Last Updated on December 28, 2021 by Netropolitan Museum
1954 World Championships at The Netropolitan Museum of Figure Skating Pins
Once upon various times, Oslo, Norway, was known as Ånslo, Christiania, and Kristiania. Today, Oslo is perhaps best recognized in skating circles as the birthplace of the many-times Olympic, World, and European champion, Sonja Henie. For a country that produced one of the world’s most well-known on-ice athletes, it’s odd that the last world figure skating event held on Norwegian soil was the 1954 World Figure Skating Championships in Oslo. A near lifetime ago.
So if the World Figure Skating Championships never again return to Norway, the land of the vetter—which might be the case, after a nearly 70-year absence and counting—then the pin made to commemorate the 1954 event marks the occasion well. Figure skating pins aren’t often terribly unique, so the two-part pin, consisting of a main top portion and a suspended lower portion, makes it one of only a few ever issued in that style for a World Championships. The design is bold yet delicate. The top circular portion features the stylized lettering “SKK” in white outlined in the base silver metal color on a brilliant blue background. SKK is likely the abbreviation of the host club for the championship. (If anyone knows definitively what SKK represents, please contact The Netropolitan.)

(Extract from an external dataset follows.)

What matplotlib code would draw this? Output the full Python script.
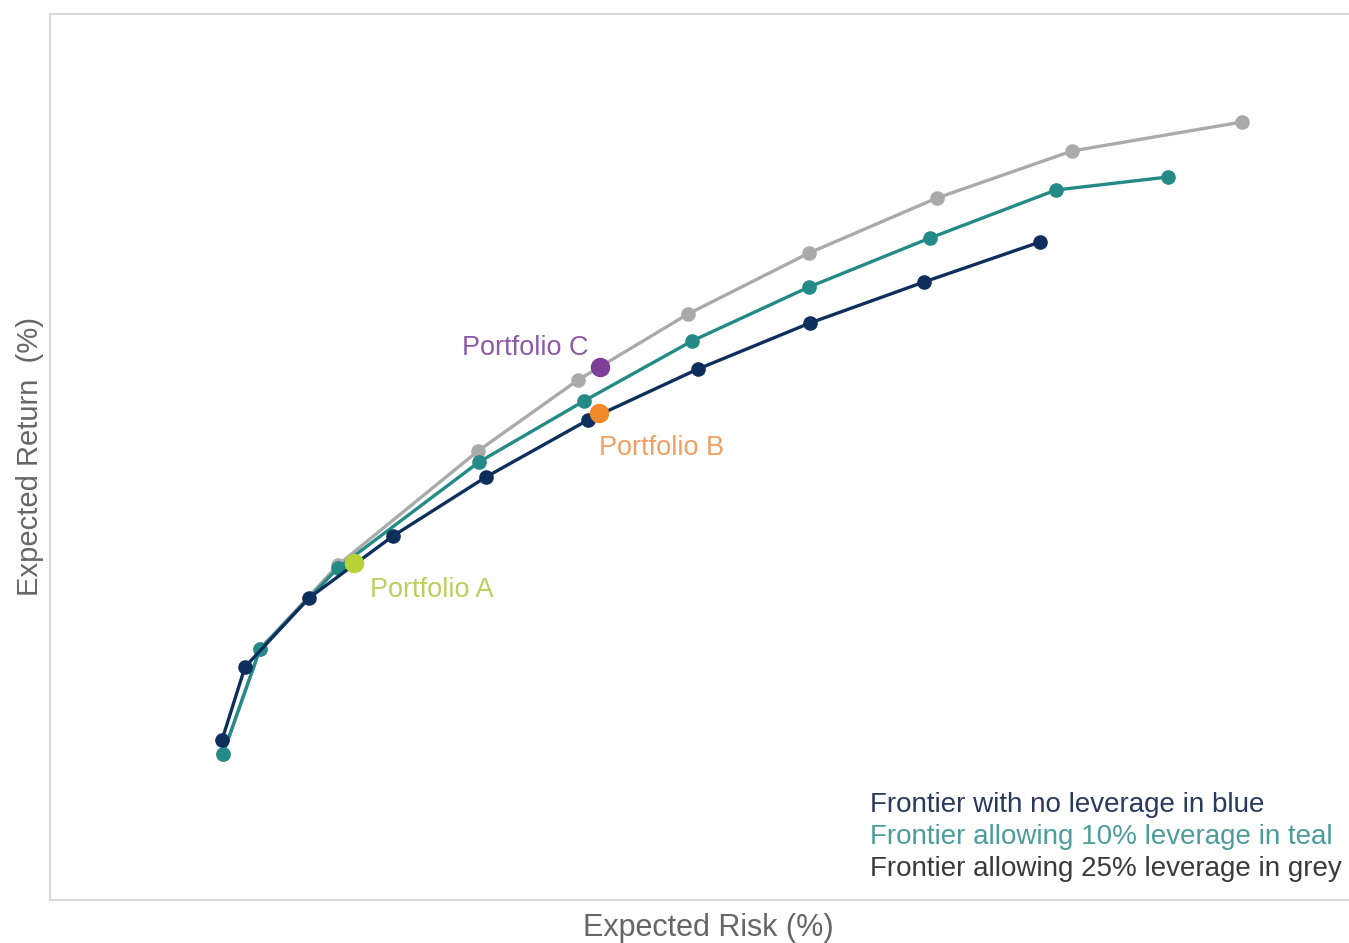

So if the World Figure Skating Championships never again return to Norway, the land of the vetter … then the pin made to commemorate the 1954 event marks the occasion well.
Suspended from a fine-link chain is an old-style skate blade of smooth silver, with the event name and year in relief on a banner below: “VM” and “1954” (“VM” representing “Verdensmesterskap” or, in English, “World Championship”). The pin measures approximately 7/8″ x 1-3/8″ (2.2 cm x 3.5 cm) and is finely proportioned with excellent design and production values.
The “dangling skate blade” style of figure skating pin appears to have been popular in Europe for many decades, and perhaps particularly so in Scandinavia, as historical photographs show both figure skaters and speed skaters wearing pins and medals with a skate blade either anchoring the top from which other elements are suspended or at the bottom as the suspended element itself. No matter the position of the skate blade, it serves a clear function: to clearly mark out the sport for which it was awarded.
Enjoy this week’s figure skating pins blog: Dangling Skate Blade. 1954.